Nike has officially entered its cyborg era. On Thursday, the company revealed Project Amplify, a sneaker so advanced that it’s really more of a robot leg than a shoe. It’s a motor-assisted exoskeleton that grips onto your ankle, supposedly making your calves feel like a pair of motorcycles has replaced them.
While it looks like a prototype for a new kind of coffee machine, Nike itself describes it as “the world’s first powered footwear system.” That sounds like a slap in the face of the classic Reebok Pumps with the little squeezy pump device on the tongue that did… something, I’m sure of it.
Created with robotics partner Dephy, Project Amplify is an e-bike for your legs. Surprisingly, considering how technologically advanced the thing appears, it isn’t designed for high-end professionals, but rather, for us, everyday folks who need a little extra oomph in our step to power us through common walking challenges… like getting winded after ascending a single flight of stairs.

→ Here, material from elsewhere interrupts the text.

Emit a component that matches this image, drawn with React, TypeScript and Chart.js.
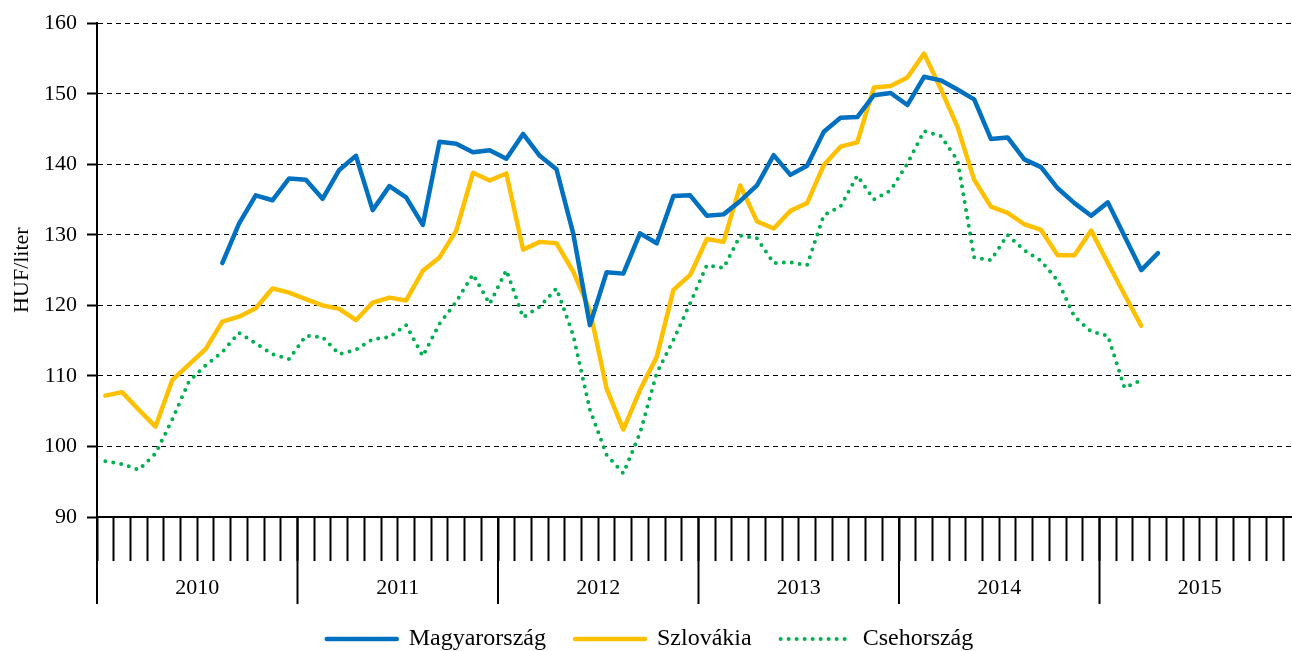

Nike’s Powered Shoes Are Basically a Robot Exoskeleton for Your Legs
Nike says the shoes will give you “a second set of calf muscles” and promise to make running or walking faster, for longer, while making it less miserable. You will, in essence, offload some of the work to the machine, allowing you to do more than you ever thought possible.

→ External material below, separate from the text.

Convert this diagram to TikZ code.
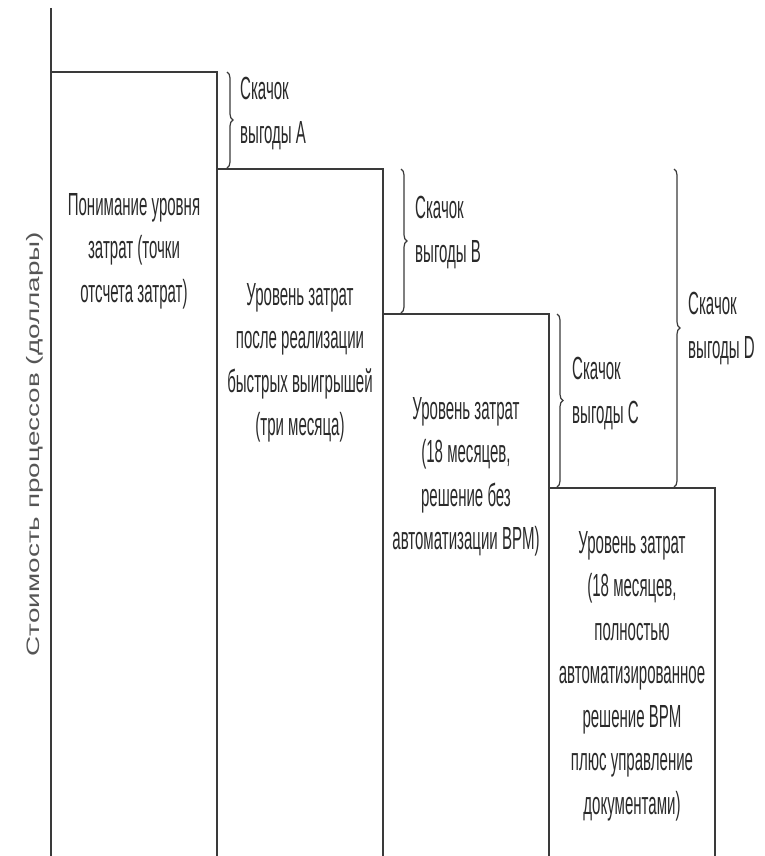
\documentclass[tikz,border=0pt]{standalone}
\usepackage{fontspec}
\setmainfont{Liberation Sans}
\newfontfamily\condfont[FakeStretch=0.47]{Liberation Sans}
\newfontfamily\widefont[FakeStretch=1.55]{Liberation Sans}
\usetikzlibrary{decorations.pathreplacing}
\definecolor{ink}{HTML}{3A3A3A}
\definecolor{txt}{HTML}{2A2A2A}
\definecolor{axistxt}{HTML}{555555}
\tikzset{
  stair/.style={draw=ink, line width=2pt},
  bartext/.style={align=center, inner sep=0pt, text=txt,
    font=\condfont\fontsize{32}{43.5}\selectfont},
  jumptext/.style={align=left, anchor=north west, inner sep=0pt, text=txt,
    font=\condfont\fontsize{32}{44}\selectfont},
  jump/.style={draw=ink, line width=1.2pt,
    decorate, decoration={brace, amplitude=6pt}},
  axislabel/.style={rotate=90, inner sep=0pt, text=axistxt,
    font=\widefont\fontsize{18}{20}\selectfont}
}
\begin{document}
\begin{tikzpicture}[x=1pt, y=-1pt]
\useasboundingbox (0,0) rectangle (765,856);
% corner points of the cost steps
\coordinate (axtop) at (51,8);
\coordinate (axbot) at (51,856);
\coordinate (s1l) at (51,72);
\coordinate (s1r) at (217,72);
\coordinate (s2r) at (383,169);
\coordinate (s3r) at (549,314);
\coordinate (s4r) at (715,488);
\coordinate (b1) at (217,856);
\coordinate (b2) at (383,856);
\coordinate (b3) at (549,856);
\coordinate (b4) at (715,856);
% axis and steps
\draw[stair] (axtop) -- (axbot);
\draw[stair] (s1l) -- (s1r) -- (b1);
\draw[stair] (s1r |- s2r) -- (s2r) -- (b2);
\draw[stair] (s2r |- s3r) -- (s3r) -- (b3);
\draw[stair] (s3r |- s4r) -- (s4r) -- (b4);
% step labels
\node[bartext] (t1) at (134,251) {Понимание уровня\\затрат (точки\\отсчета затрат)};
\node[bartext] (t2) at (300,363) {Уровень затрат\\после реализации\\быстрых выигрышей\\(три месяца)};
\node[bartext] (t3) at (466,477) {Уровень затрат\\(18 месяцев,\\решение без\\автоматизации BPM)};
\node[bartext] (t4) at (632,676) {Уровень затрат\\(18 месяцев,\\полностью\\автоматизированное\\решение BPM\\плюс управление\\документами)};
% braces for the savings jumps
\draw[jump] (227,72) -- (227,168);
\draw[jump] (401,169) -- (401,313);
\draw[jump] (557,314) -- (557,487);
\draw[jump] (674,169) -- (674,487);
\node[jumptext] (ja) at (240,77) {Скачок\\выгоды A};
\node[jumptext] (jb) at (415,196) {Скачок\\выгоды B};
\node[jumptext] (jc) at (572,357) {Скачок\\выгоды C};
\node[jumptext] (jd) at (688,292) {Скачок\\выгоды D};
% vertical axis title
\node[axislabel] (ax) at (35,444) {Стоимость процессов (доллары)};
\end{tikzpicture}
\end{document}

Inside the sleek, carbon fiber-reinforced design hides a rechargeable battery, a drive belt, and a tiny motor working together to power your every step literally. GQ’s Calum Marsh actually got to give these things a literal test run at Nike’s LeBron James Innovation Center in Oregon, and said it felt like “taking the escalator instead of the stairs.”
Marsh claimed it made his 5K personal record feel like a lazy jog, which, depending on your level of fitness guilt, sounds either amazing or like cheating on yourself.
There’s no way to know whether this thing will actually make it to market, so it can be purchased by the ordinary person they claim it is designed for, since Nike does have a history of designing wild, one-of-a-kind stuff that they then exclusively sell to wealthy Hypebeasts and shoe collectors. Still, this one seems to have a more practical application for people with mobility issues.